>> START The records

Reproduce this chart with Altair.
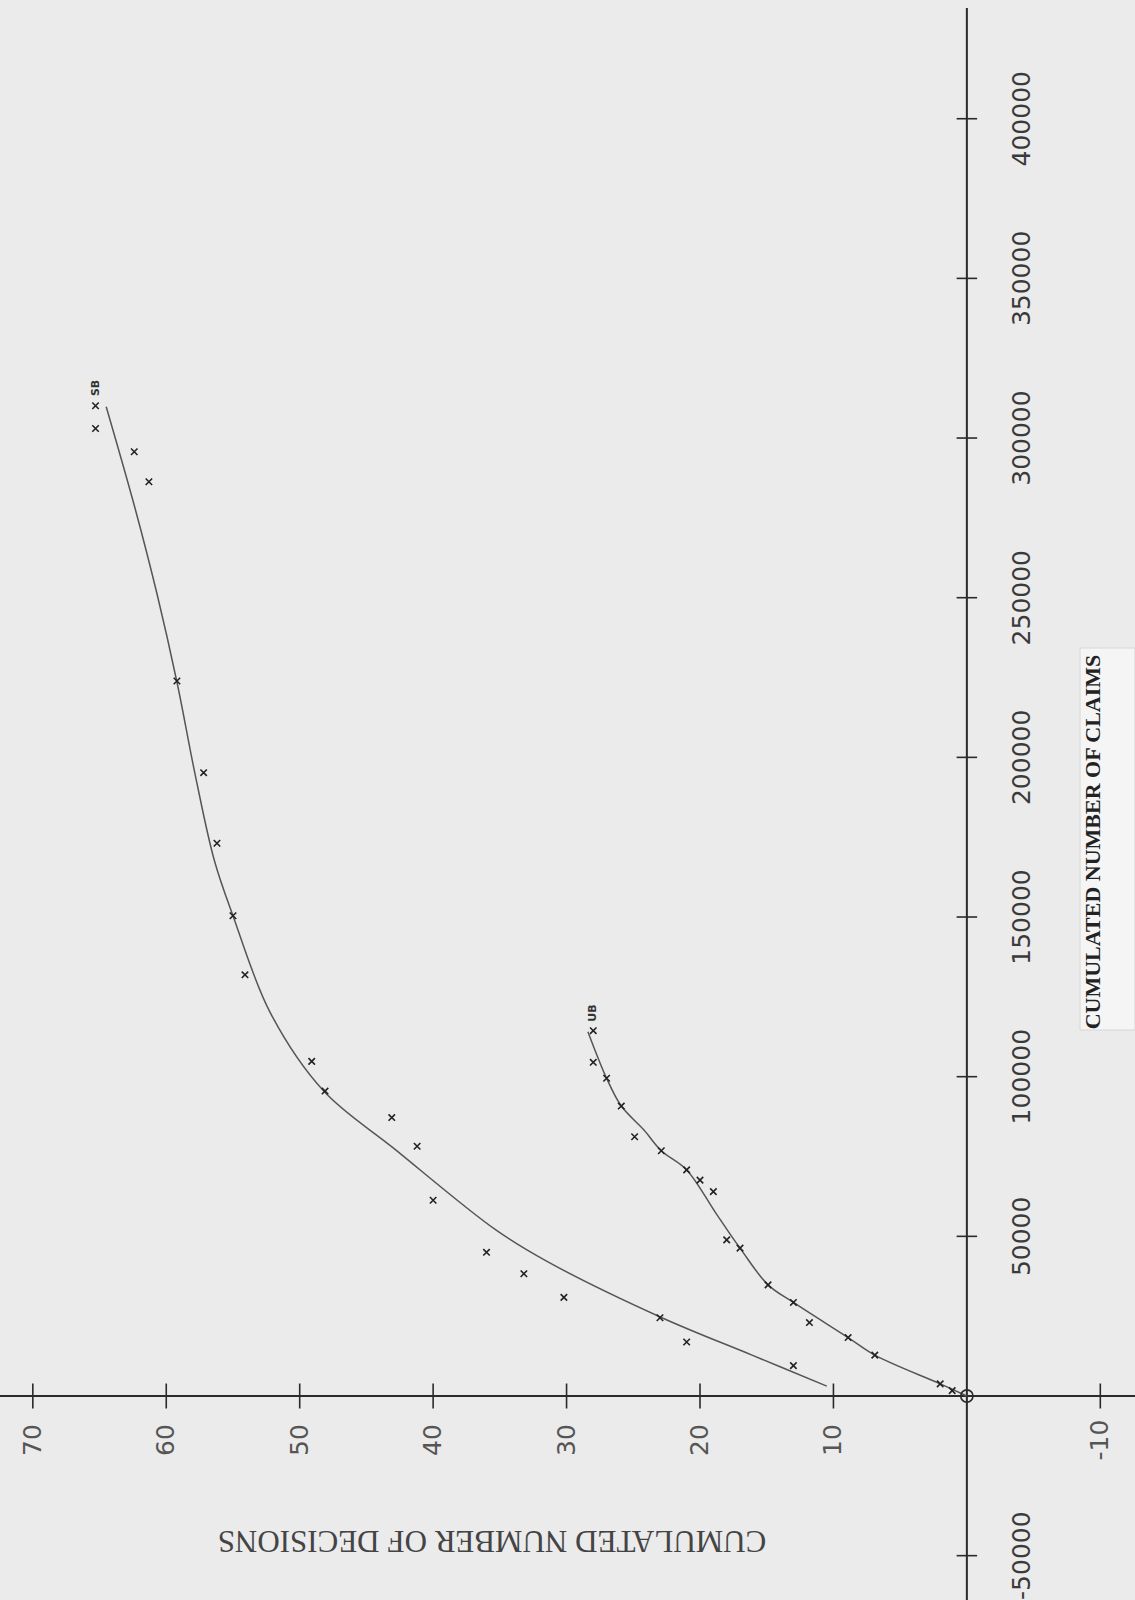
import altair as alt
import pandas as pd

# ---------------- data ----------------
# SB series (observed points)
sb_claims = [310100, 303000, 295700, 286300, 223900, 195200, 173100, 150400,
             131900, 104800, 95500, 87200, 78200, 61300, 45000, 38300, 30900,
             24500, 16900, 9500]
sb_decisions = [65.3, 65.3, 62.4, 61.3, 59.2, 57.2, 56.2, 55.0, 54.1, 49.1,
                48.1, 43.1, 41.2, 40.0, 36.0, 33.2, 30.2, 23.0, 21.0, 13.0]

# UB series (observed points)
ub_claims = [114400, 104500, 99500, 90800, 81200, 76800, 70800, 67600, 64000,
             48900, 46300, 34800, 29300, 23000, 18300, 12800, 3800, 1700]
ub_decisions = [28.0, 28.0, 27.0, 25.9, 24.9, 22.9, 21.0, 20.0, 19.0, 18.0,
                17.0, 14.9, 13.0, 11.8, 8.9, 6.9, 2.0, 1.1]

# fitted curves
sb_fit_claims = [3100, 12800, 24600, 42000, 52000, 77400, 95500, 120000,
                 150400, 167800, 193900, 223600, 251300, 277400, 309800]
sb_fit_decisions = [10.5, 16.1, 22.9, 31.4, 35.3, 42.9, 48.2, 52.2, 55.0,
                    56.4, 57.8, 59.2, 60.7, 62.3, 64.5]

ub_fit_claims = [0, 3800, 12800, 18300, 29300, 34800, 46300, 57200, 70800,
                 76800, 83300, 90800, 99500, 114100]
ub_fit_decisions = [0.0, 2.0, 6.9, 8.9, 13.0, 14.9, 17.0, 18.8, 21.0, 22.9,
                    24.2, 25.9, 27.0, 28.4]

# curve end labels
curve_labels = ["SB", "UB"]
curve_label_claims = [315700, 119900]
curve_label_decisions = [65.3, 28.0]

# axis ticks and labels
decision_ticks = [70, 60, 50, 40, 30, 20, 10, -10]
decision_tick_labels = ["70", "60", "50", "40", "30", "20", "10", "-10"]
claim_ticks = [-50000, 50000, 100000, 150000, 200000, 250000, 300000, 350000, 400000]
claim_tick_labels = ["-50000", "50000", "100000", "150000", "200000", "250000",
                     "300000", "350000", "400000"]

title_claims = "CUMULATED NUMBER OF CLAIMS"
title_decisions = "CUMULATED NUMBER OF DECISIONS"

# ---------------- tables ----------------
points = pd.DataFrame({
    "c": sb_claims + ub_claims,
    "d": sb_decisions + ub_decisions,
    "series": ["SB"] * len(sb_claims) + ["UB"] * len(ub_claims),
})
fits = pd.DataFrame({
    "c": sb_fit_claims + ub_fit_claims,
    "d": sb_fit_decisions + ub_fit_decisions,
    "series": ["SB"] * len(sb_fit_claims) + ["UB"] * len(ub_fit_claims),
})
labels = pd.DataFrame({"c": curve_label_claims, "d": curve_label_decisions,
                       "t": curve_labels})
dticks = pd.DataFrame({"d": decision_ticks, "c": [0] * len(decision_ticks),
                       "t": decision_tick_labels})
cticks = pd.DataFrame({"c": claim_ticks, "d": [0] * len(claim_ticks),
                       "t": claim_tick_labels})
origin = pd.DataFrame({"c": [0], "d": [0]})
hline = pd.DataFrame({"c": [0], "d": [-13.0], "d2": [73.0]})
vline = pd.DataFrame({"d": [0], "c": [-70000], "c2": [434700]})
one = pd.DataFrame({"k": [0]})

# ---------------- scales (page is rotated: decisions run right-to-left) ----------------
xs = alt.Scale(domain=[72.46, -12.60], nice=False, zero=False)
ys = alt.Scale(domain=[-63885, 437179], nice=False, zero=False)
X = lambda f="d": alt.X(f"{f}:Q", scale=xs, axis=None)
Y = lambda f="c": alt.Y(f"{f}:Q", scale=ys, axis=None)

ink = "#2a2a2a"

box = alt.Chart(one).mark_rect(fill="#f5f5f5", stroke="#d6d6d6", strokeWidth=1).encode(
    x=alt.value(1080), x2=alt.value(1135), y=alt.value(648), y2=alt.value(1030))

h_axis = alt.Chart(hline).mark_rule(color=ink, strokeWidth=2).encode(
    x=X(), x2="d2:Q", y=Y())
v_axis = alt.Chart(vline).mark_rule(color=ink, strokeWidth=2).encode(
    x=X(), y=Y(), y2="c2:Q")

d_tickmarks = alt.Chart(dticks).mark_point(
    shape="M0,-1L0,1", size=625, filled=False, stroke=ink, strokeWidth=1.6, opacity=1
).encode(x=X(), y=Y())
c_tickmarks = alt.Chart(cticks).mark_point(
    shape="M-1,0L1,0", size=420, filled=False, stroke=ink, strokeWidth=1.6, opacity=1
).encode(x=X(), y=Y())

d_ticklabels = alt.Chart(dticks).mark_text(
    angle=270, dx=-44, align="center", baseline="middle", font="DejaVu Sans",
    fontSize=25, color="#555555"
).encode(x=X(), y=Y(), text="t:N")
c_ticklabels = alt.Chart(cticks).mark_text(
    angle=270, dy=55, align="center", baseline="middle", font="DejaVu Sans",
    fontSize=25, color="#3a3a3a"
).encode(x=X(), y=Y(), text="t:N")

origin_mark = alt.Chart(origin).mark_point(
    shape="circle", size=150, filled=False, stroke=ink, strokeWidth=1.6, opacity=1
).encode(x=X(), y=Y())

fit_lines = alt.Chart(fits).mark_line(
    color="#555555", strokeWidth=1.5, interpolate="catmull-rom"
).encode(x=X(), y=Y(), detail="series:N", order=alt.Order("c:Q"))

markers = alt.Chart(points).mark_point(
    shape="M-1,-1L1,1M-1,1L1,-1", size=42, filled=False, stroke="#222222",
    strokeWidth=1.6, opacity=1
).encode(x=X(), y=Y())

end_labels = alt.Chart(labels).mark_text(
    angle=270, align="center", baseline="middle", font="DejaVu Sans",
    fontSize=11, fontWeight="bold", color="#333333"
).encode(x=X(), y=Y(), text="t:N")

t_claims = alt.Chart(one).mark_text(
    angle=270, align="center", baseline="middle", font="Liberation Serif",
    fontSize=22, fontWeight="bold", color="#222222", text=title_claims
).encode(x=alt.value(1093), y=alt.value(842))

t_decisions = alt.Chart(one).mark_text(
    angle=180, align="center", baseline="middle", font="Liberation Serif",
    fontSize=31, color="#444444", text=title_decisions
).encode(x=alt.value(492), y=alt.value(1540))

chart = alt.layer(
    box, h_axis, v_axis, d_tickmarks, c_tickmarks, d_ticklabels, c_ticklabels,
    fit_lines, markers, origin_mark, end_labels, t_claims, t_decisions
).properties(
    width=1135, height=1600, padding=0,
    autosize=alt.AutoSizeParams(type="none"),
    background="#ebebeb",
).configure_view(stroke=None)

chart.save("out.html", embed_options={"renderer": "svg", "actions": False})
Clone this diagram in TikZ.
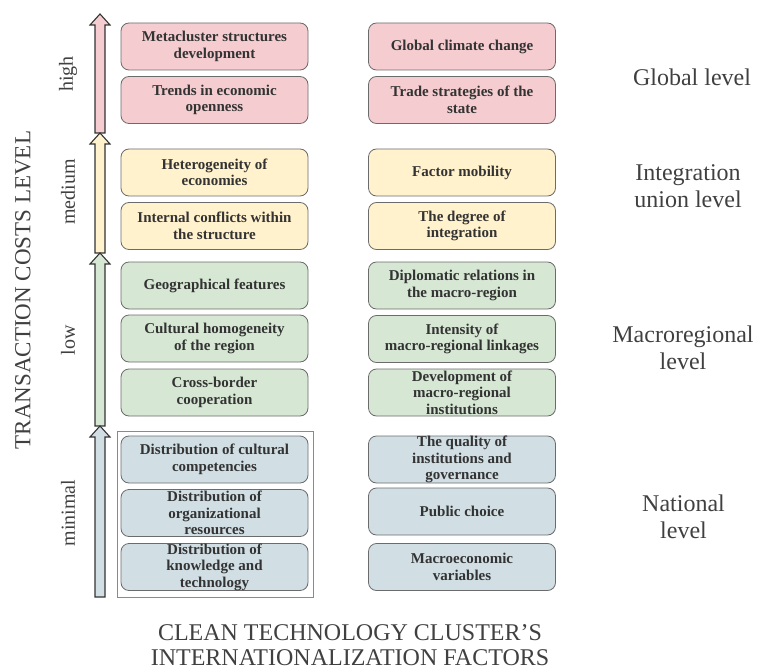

>> END The records

_The task:_
Repeat the records above exactly, from the first line through the line containing "48.1, 43.1, 41.2, 40.0, 36.0, 33.2, 30.2, 23.0, 21.0, 13.0]", and leave out the pictures.

_Exercise solution:_
Reproduce this chart with Altair.
import altair as alt
import pandas as pd

# ---------------- data ----------------
# SB series (observed points)
sb_claims = [310100, 303000, 295700, 286300, 223900, 195200, 173100, 150400,
             131900, 104800, 95500, 87200, 78200, 61300, 45000, 38300, 30900,
             24500, 16900, 9500]
sb_decisions = [65.3, 65.3, 62.4, 61.3, 59.2, 57.2, 56.2, 55.0, 54.1, 49.1,
                48.1, 43.1, 41.2, 40.0, 36.0, 33.2, 30.2, 23.0, 21.0, 13.0]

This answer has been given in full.